In Schönefeld werde ich draußen kurz an die Seidenstraße erinnert. Orientalisch aussehende Männer – allerdings in Neon-Westen mit dem Schriftzug einer Taxi-Gesellschaft – kanalisieren die Ströme der Reisenden mit Worten und Gesten: „Folgen! Follow me! Follow Sie mich!“ Unser Taxifahrer ist dann allerdings ein ganz junger Pole, der den Namen unseres Airport-Hotels in sein Handy eingibt und losfährt. Ausfahrt Adlershof ist schnell da, dann verlieren wir uns in kleineren Straßen, bis er vor einem Studiogebäude stehen bleibt und sich umdreht. „Es ist nicht hier!“, sagt er verzweifelt. „Es soll hier sein, aber es ist nicht hier!“ Nun ist ein Airporthotel ja kein Schlüsselbund, den man schon mal verlegt oder verliert. Monsieur fragt seine Lebensgefährtin, ich suche meine Buchung heraus und buchstabiere die Adresse. Der junge Pole schaltet den Taxometer aus und folgt Monsieurs Anweisungen. Das verlegte Airport-Hotel taucht dann tatsächlich auf, aber der Fahrer will uns partout vor dem Konkurrenzhotel auf der anderen Straßenseite absetzen. Als wir ihn darauf aufmerksam machen, ist er fast zerknirscht: „Ich habe eine kleine Tochter, fünf Wochen alt. Und ich kann doch nicht immer nur meine Frau nachts aufstehen lassen!“, erklärt er seinen Zustand. Da haben wir ihm noch etwas auf den Fahrpreis draufgelegt und ihn nach Hause geschickt.
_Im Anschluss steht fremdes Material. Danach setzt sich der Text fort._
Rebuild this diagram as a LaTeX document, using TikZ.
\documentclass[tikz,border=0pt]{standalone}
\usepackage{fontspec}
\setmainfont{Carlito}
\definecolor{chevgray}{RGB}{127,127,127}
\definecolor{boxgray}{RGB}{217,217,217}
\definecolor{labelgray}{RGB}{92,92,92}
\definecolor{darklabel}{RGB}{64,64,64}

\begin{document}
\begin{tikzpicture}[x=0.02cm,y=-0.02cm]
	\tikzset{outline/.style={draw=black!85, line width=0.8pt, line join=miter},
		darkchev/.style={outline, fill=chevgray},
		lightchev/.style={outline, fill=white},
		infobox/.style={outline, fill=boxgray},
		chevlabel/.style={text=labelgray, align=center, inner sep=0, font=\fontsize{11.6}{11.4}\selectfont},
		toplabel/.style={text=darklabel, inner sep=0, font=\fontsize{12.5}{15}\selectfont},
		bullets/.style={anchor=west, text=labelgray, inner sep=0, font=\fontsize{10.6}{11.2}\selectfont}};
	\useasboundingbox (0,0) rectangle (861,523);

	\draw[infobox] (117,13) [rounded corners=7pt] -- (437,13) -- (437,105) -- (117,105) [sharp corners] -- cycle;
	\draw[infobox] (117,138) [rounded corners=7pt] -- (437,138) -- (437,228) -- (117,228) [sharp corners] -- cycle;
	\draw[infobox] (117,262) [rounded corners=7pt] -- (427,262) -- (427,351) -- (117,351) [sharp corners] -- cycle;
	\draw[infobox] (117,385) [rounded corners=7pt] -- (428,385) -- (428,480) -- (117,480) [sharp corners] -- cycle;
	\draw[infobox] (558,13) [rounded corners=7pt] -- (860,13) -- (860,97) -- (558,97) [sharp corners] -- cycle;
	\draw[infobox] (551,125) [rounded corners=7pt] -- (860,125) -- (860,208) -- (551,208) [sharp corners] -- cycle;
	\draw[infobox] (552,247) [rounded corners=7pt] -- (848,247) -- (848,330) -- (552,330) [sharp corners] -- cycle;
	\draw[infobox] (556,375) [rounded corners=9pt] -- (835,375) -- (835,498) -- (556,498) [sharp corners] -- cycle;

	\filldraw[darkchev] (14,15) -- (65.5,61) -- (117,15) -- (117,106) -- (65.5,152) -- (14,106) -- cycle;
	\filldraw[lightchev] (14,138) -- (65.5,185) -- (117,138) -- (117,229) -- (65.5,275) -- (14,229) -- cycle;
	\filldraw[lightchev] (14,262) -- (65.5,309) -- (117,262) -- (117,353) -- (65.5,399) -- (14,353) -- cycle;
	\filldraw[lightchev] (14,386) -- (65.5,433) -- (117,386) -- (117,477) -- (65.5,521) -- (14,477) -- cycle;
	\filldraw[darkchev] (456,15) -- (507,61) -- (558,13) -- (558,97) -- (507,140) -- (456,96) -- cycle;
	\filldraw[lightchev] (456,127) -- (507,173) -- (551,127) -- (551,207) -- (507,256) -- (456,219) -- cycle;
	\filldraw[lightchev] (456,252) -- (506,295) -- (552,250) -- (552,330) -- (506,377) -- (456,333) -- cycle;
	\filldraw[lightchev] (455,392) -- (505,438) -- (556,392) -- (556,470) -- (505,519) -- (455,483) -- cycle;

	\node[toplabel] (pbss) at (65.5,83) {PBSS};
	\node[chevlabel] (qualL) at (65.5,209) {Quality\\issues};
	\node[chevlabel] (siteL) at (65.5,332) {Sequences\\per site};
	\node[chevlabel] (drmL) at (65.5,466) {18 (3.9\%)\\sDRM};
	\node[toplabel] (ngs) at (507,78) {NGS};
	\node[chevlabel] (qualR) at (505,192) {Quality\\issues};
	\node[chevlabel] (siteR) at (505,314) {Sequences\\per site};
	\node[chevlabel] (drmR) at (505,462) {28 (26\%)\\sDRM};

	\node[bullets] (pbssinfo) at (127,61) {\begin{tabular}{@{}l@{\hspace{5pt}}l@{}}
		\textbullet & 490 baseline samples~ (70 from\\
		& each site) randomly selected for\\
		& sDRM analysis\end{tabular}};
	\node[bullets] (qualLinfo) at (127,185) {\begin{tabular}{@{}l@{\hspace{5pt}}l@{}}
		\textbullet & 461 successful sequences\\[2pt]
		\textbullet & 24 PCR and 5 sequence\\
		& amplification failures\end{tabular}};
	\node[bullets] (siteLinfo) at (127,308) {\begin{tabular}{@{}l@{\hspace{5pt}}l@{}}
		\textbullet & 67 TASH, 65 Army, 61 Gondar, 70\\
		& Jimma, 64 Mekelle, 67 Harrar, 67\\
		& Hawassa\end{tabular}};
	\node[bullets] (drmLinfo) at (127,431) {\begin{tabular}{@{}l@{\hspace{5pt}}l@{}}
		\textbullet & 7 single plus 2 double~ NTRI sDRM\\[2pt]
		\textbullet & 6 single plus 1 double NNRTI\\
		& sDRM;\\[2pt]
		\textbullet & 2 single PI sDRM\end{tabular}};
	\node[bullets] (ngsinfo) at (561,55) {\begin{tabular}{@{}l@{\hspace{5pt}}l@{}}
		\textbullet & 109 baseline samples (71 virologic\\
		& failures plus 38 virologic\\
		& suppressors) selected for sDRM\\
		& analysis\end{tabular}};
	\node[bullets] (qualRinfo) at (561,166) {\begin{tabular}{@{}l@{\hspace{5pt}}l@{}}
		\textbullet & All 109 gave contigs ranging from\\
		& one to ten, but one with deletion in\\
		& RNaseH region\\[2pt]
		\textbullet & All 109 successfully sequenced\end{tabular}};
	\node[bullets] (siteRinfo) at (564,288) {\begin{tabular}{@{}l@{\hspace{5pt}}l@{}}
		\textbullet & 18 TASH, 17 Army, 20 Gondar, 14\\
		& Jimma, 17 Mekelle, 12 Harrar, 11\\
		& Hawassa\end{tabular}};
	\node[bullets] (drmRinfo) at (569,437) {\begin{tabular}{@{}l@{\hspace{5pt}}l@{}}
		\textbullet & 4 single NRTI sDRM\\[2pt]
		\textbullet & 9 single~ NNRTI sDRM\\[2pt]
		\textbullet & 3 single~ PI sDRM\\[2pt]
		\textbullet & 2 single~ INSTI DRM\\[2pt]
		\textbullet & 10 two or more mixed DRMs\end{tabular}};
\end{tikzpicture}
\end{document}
All das hat uns doch recht durstig gemacht und so stehen wir kurz vor Mitternacht noch mal in der Bar in der Lobby und bestellen zwei Bier. Der junge Barkeeper schaut auf und meint: „Oh, das wird jetzt aber peinlich für mich!“ Und erzählt eine Geschichte von einer Großveranstaltung gestern und einem unzuverlässigen Lieferanten heute. Kurzum: Bier ist aus.